Beginning with the first line, set down every line through the one containing "W, H = 887, 662", exactly as it appears, but not the pictures.
[BEGIN SUPPLIED INFORMATION]
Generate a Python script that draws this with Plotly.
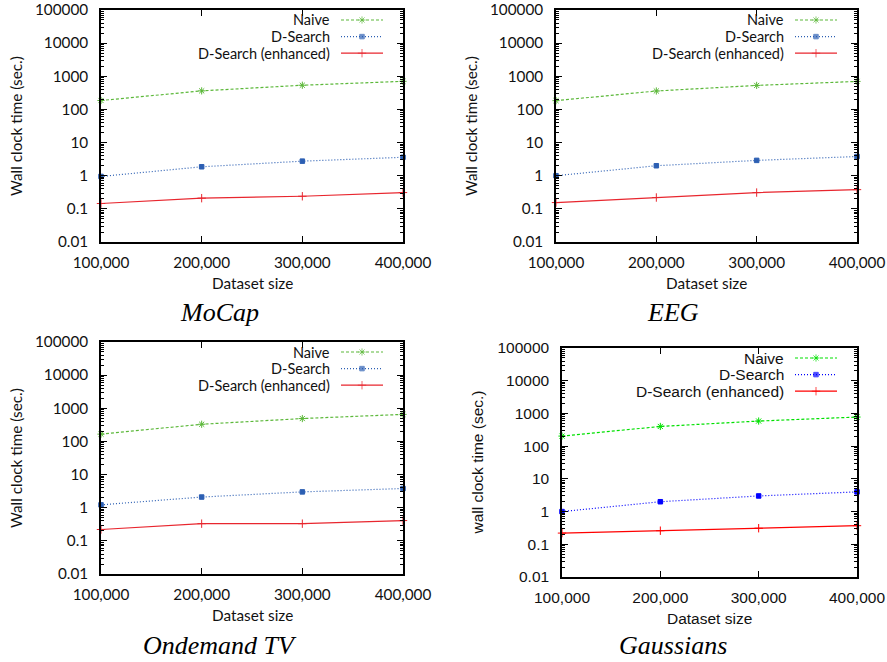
import plotly.graph_objects as go

W, H = 887, 662

# x: dataset size, y: wall clock time in seconds (log scale)
sizes = [100000, 200000, 300000, 400000]
size_labels = ["100,000", "200,000", "300,000", "400,000"]
time_ticks = [0.01, 0.1, 1, 10, 100, 1000, 10000, 100000]
time_labels = ["0.01", "0.1", "1", "10", "100", "1000", "10000", "100000"]

series_names = ["Naive", "D-Search", "D-Search (enhanced)"]

mocap_naive = [186, 363, 537, 705]
mocap_dsearch = [0.95, 1.86, 2.75, 3.6]
mocap_enhanced = [0.145, 0.21, 0.24, 0.31]

eeg_naive = [184, 360, 530, 700]
eeg_dsearch = [1.0, 2.0, 2.9, 3.8]
eeg_enhanced = [0.155, 0.22, 0.31, 0.38]

tv_naive = [166, 330, 490, 655]
tv_dsearch = [1.22, 2.1, 3.0, 3.8]
tv_enhanced = [0.22, 0.33, 0.33, 0.41]

gauss_naive = [203, 400, 585, 775]
gauss_dsearch = [1.0, 2.0, 3.0, 4.0]
gauss_enhanced = [0.22, 0.26, 0.31, 0.37]

captions = ["MoCap", "EEG", "Ondemand TV", "Gaussians"]
y_titles = ["Wall clock time (sec.)", "Wall clock time (sec.)",
            "Wall clock time (sec.)", "wall clock time (sec.)"]
panel_data = [
    (mocap_naive, mocap_dsearch, mocap_enhanced),
    (eeg_naive, eeg_dsearch, eeg_enhanced),
    (tv_naive, tv_dsearch, tv_enhanced),
    (gauss_naive, gauss_dsearch, gauss_enhanced),
]

# plot boxes in pixels: left, right, top, bottom
boxes = [
    (101, 403, 10, 242),
    (556, 857, 10, 242),
    (101, 403, 342, 574),
    (562, 857, 348, 577),
]
caption_pos = [(219, 312), (673, 312), (220, 645), (673, 645)]

muted = ["#5cb83a", "#2c5fb3", "#e8262e"]
vivid = ["#00e000", "#0000ff", "#ff0000"]
palettes = [muted, muted, muted, vivid]
# (family, axis text size, key text size)
fonts = [("Lato", 15.3, 14.5), ("Lato", 15.3, 14.5), ("Lato", 15.3, 14.5),
         ("Liberation Sans", 15.5, 15.5)]

dashes = ["3px,2px", "1px,2px", "solid"]
symbols = ["asterisk-open", "square", "cross-thin-open"]
msizes = [6, 4.5, 6]

minor_vals = [m * 10.0 ** e for e in range(-2, 5) for m in range(2, 10)]


def px_x(p):
    return p / W


def px_y(p):
    return 1 - p / H


fig = go.Figure()
annotations = []

for i, (data, box, pal, (fam, fsz, ksz)) in enumerate(zip(panel_data, boxes, palettes, fonts)):
    n = i + 1
    xa = "x" if n == 1 else f"x{n}"
    ya = "y" if n == 1 else f"y{n}"
    x0, x1, y0, y1 = box
    for k, vals in enumerate(data):
        mk = dict(symbol=symbols[k], size=msizes[k], color=pal[k],
                  line=dict(color=pal[k], width=1))
        fig.add_trace(go.Scatter(
            x=sizes, y=vals, mode="lines+markers", name=series_names[k],
            xaxis=xa, yaxis=ya, showlegend=False,
            line=dict(color=pal[k], width=1.2, dash=dashes[k]),
            marker=mk, cliponaxis=False,
        ))

    axis_font = dict(family=fam, size=fsz, color="#111111")
    key_font = dict(family=fam, size=ksz, color="#111111")
    common = dict(
        showline=True, linecolor="black", linewidth=1.5, mirror="ticks",
        ticks="inside", ticklen=6, tickcolor="black", tickwidth=1,
        showgrid=False, zeroline=False, tickfont=axis_font, fixedrange=True,
        automargin=False, ticklabeloverflow="allow",
    )
    fig.update_layout(**{
        ("xaxis" if n == 1 else f"xaxis{n}"): dict(
            common, domain=[px_x(x0), px_x(x1)], anchor=ya,
            range=[sizes[0], sizes[-1]], tickvals=sizes, ticktext=size_labels,
            ticklabelstandoff=6,
        ),
        ("yaxis" if n == 1 else f"yaxis{n}"): dict(
            common, domain=[px_y(y1), px_y(y0)], anchor=xa, type="log",
            range=[-2, 5], tickvals=time_ticks, ticktext=time_labels,
            ticklabelstandoff=8,
            minor=dict(tickvals=minor_vals, ticks="inside", ticklen=3,
                       tickcolor="black", tickwidth=1),
        ),
    })

    # axis titles
    annotations.append(dict(
        text="Dataset size", x=px_x((x0 + x1) / 2), y=px_y(y1 + 41),
        xref="paper", yref="paper", showarrow=False,
        xanchor="center", yanchor="middle", font=axis_font,
    ))
    annotations.append(dict(
        text=y_titles[i], x=px_x(x0 - 85), y=px_y((y0 + y1) / 2),
        xref="paper", yref="paper", showarrow=False, textangle=-90,
        xanchor="center", yanchor="middle", font=axis_font,
    ))
    # caption
    cx, cy = caption_pos[i]
    annotations.append(dict(
        text=captions[i], x=px_x(cx), y=px_y(cy), xref="paper", yref="paper",
        showarrow=False, xanchor="center", yanchor="middle",
        font=dict(family="Liberation Serif", size=26, style="italic", color="black"),
    ))

    # key: right-aligned labels with a line sample to their right
    for k in range(3):
        ry = y0 + 10 + 16.6 * k
        annotations.append(dict(
            text=series_names[k], x=px_x(x1 - 72), y=px_y(ry),
            xref="paper", yref="paper", showarrow=False, borderpad=0,
            xanchor="right", yanchor="middle", font=key_font,
        ))
        fig.add_trace(go.Scatter(
            x=[x1 - 62, x1 - 41, x1 - 20], y=[ry, ry, ry],
            mode="lines+markers", xaxis="x5", yaxis="y5", showlegend=False,
            line=dict(color=pal[k], width=1.2, dash=dashes[k]),
            marker=dict(symbol=symbols[k], size=[0, msizes[k], 0], color=pal[k],
                        line=dict(color=pal[k], width=1)),
            hoverinfo="skip",
        ))

# overlay axes in pixel units for the keys
fig.update_layout(
    xaxis5=dict(domain=[0, 1], range=[0, W], visible=False, fixedrange=True,
                anchor="y5", automargin=False),
    yaxis5=dict(domain=[0, 1], range=[H, 0], visible=False, fixedrange=True,
                anchor="x5", automargin=False),
)

fig.update_layout(
    template="none",
    width=W, height=H, margin=dict(l=0, r=0, t=0, b=0, pad=0),
    paper_bgcolor="white", plot_bgcolor="rgba(0,0,0,0)",
    annotations=annotations, showlegend=False,
)

fig.write_html("out.html")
[END SUPPLIED INFORMATION]
◆ **RESPONSE TO THE EXERCISE**:
Generate a Python script that draws this with Plotly.
import plotly.graph_objects as go

W, H = 887, 662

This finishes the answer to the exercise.